The B.C. company that operates Canada’s largest container terminal is going to court against the federal government to keep five years of greenhouse-gas emissions data secret.
GCT Canada Limited Partnership says the Minister of Environment and Climate Change wants to publish emissions data from the Deltaport facility south of Vancouver under the federal Greenhouse Gas Reporting Program.
The company says in a Federal Court application that the information is a “trade secret,” and publicly releasing it would cause both financial loss and harm to the firm’s “competitive position.”
“GCT Canada is continually negotiating with existing customers to renew agreements or negotiating with potential new customers,” the application says. “Existing and potential customers place a significantly increasing importance on sustainability issues for those they contract with, including the (greenhouse-gas) emissions of the container terminals that they use.”

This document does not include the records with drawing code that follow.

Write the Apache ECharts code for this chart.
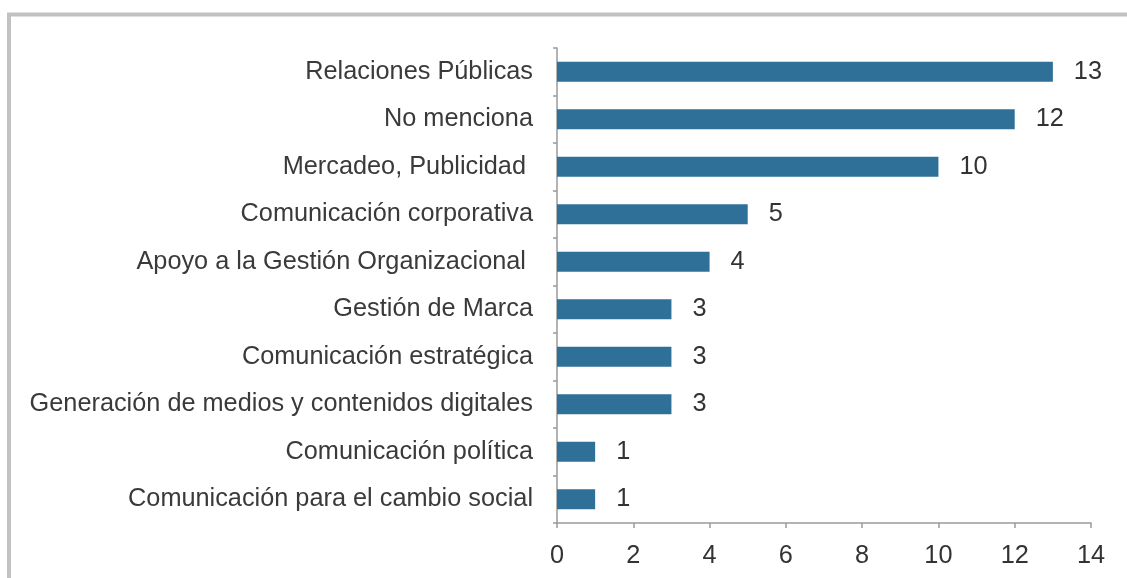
<!DOCTYPE html>
<html>
<head>
<meta charset="utf-8">
<script src="https://cdn.jsdelivr.net/npm/echarts@6/dist/echarts.min.js"></script>
<style>
  html, body { margin: 0; padding: 0; background: #ffffff; }
  #chart { width: 1127px; height: 578px; }
</style>
</head>
<body>
<div id="chart"></div>
<script>
// Areas of work, listed top to bottom
const categories = [
  'Relaciones Públicas',
  'No menciona',
  'Mercadeo, Publicidad ',
  'Comunicación corporativa',
  'Apoyo a la Gestión Organizacional ',
  'Gestión de Marca',
  'Comunicación estratégica',
  'Generación de medios y contenidos digitales',
  'Comunicación política',
  'Comunicación para el cambio social'
];
// Number of mentions per area
const values = [13, 12, 10, 5, 4, 3, 3, 3, 1, 1];
// Value axis range
const axisMin = 0;
const axisMax = 14;
const axisStep = 2;

const FONT = '"Liberation Sans", Arial, sans-serif';
const FONT_SIZE = 25.3;

const chart = echarts.init(document.getElementById('chart'), null, { renderer: 'canvas' });

chart.setOption({
  backgroundColor: '#ffffff',
  animation: false,
  graphic: [{
    type: 'rect',
    silent: true,
    shape: { x: 9, y: 14.5, width: 1400, height: 800 },
    style: { fill: 'none', stroke: '#c2c2c2', lineWidth: 4 }
  }],
  grid: { left: 557, right: 36, top: 48, bottom: 55, containLabel: false },
  xAxis: {
    type: 'value',
    min: axisMin,
    max: axisMax,
    interval: axisStep,
    splitLine: { show: false },
    axisLine: { show: true, lineStyle: { color: '#9a9a9a', width: 1.5 } },
    axisTick: { show: true, length: 5, lineStyle: { color: '#9a9a9a', width: 1.5 } },
    axisLabel: { margin: 21, color: '#333333', fontFamily: FONT, fontSize: FONT_SIZE }
  },
  yAxis: {
    type: 'category',
    inverse: true,
    data: categories,
    axisLine: { show: true, lineStyle: { color: '#9a9a9a', width: 1.5 } },
    axisTick: { show: true, length: 4, alignWithLabel: false, lineStyle: { color: '#9a9a9a', width: 1.5 } },
    axisLabel: { margin: 24, color: '#3a3a3a', fontFamily: FONT, fontSize: FONT_SIZE }
  },
  series: [{
    type: 'bar',
    data: values,
    barCategoryGap: '58%',
    itemStyle: { color: '#2e7098' },
    label: {
      show: true,
      position: 'right',
      distance: 21,
      color: '#333333',
      fontFamily: FONT,
      fontSize: FONT_SIZE
    }
  }]
});
</script>
</body>
</html>
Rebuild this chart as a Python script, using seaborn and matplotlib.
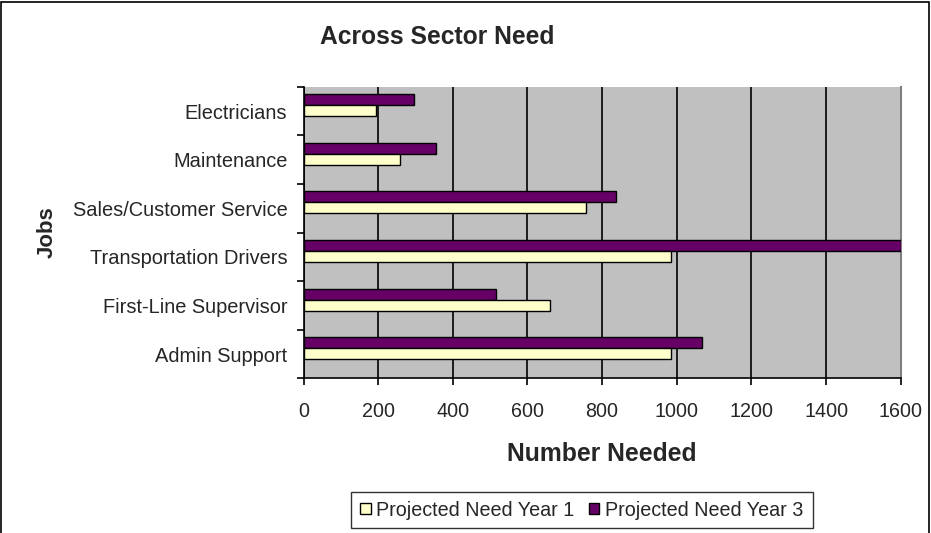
import numpy as np
import pandas as pd
import matplotlib
matplotlib.use('Agg')
import matplotlib.pyplot as plt
from matplotlib.patches import Patch, Rectangle
import seaborn as sns

# values
jobs = ["Electricians", "Maintenance", "Sales/Customer Service",
        "Transportation Drivers", "First-Line Supervisor", "Admin Support"]
year1 = [195, 258, 757, 984, 660, 984]
year3 = [296, 354, 837, 1600, 515, 1068]
series = ["Projected Need Year 1", "Projected Need Year 3"]
x_ticks = [0, 200, 400, 600, 800, 1000, 1200, 1400, 1600]

colors = {series[0]: "#FFFFCC", series[1]: "#660066"}

df = pd.DataFrame({
    "job": jobs * 2,
    "need": year1 + year3,
    "series": [series[0]] * len(jobs) + [series[1]] * len(jobs),
})

sns.set_style("white")
plt.rcParams['font.family'] = ['Liberation Sans', 'DejaVu Sans']

fig = plt.figure(figsize=(9.31, 5.33), dpi=100)
ax = fig.add_axes([0.326, 0.2902, 0.6415, 0.5471])
ax.set_facecolor("#C0C0C0")

sns.barplot(data=df, x="need", y="job", hue="series", order=jobs,
            hue_order=[series[1], series[0]], palette=colors, width=0.45,
            edgecolor="black", linewidth=1.0, saturation=1, legend=False,
            orient="h", ax=ax, zorder=3)

# Excel puts the bar pair a bit above the label centre
shift = 0.12
n = len(jobs)
ax.set_ylim(n - 0.5 + shift, -0.5 + shift)
ax.set_yticks(np.arange(n) + shift, labels=jobs)
ax.set_yticks(np.arange(n + 1) - 0.5 + shift, minor=True)
ax.tick_params(axis='y', which='major', length=0, pad=11.7, labelsize=14.4)
ax.tick_params(axis='y', which='minor', length=5, width=1.2, color='black',
               direction='out', left=True)

ax.set_xlim(0, 1600)
ax.set_xticks(x_ticks)
ax.tick_params(axis='x', length=5, width=1.2, color='black', direction='out',
               pad=12, labelsize=14.2, bottom=True)
ax.grid(axis='x', color='black', linewidth=1.2, zorder=1)
ax.grid(axis='y', visible=False)
ax.set_axisbelow(True)

for side in ['left', 'bottom']:
    ax.spines[side].set_color('black')
    ax.spines[side].set_linewidth(1.2)
ax.spines['top'].set_visible(False)
ax.spines['right'].set_color('#808080')
ax.spines['right'].set_linewidth(1.5)

ax.set_xlabel("Number Needed", fontsize=17.8, fontweight='bold', labelpad=15)
ax.set_ylabel("Jobs", fontsize=16, fontweight='bold')
ax.yaxis.set_label_coords(-0.412, 0.5)

fig.text(437 / 931, 1 - 37 / 533, "Across Sector Need", fontsize=17.7,
         fontweight='bold', ha='center', va='center')

handles = [Patch(facecolor=colors[s], edgecolor='black', linewidth=1.0) for s in series]
leg = fig.legend(handles, series, ncol=2, loc='center',
                 bbox_to_anchor=(581.7 / 931, 1 - 510 / 533), fontsize=14.2,
                 frameon=True, fancybox=False, handlelength=0.55, handleheight=0.55,
                 handletextpad=0.3, columnspacing=0.7, borderpad=0.45)
leg.get_frame().set_edgecolor('black')
leg.get_frame().set_linewidth(1.0)

# outer chart border (bottom edge falls outside the image)
fig.patches.append(Rectangle((0.0015, -0.1), 0.996, 1.097, transform=fig.transFigure,
                             fill=False, edgecolor='black', linewidth=1.2))

fig.savefig("out.png", dpi=100)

If its emissions data is published and its competitors’ data is not, GCT Canada claims this would “interfere with these negotiations.”
The company says it provided the data covering 2017 to 2022 to Environment and Climate Change Canada, but the ministry rejected a request to keep the data confidential in February.
GCT Canada says in the judicial review application that the ministry is wrongfully singling out Deltaport and that no facilities run by competitors are required to report emissions numbers.
“Publishing the (greenhouse-gas) Information would make Deltaport the only container terminal facility in Canada that publishes this type of information,” the application says.
The application says the emissions data is treated as confidential by all container terminal operators in the Canadian market.
The company says its emissions data could be used by competitors, customers and others to cause the company losses.
GCT Canada spokesman Marko Dekovic said in an interview Monday that when the company asked for the data to be kept confidential, the government declined, and the company’s “only remedy was to file for this judicial review.”
Dekovic said GCT Canada wasn’t able to identify any other container terminal operator that had been asked to provide emissions data for publication under the reporting program, which could give the impression that its emissions are somehow higher than others with no ability for comparison.
“Since there’s no others, that information would be in a vacuum,” he said.
Dekovic said there’s no timeline for when the court may decide on the application.
The Environment Ministry deferred comment to Transport Canada, which isn’t named in the judicial review application.
GCT Canada also operates the Vanterm container terminal in Vancouver.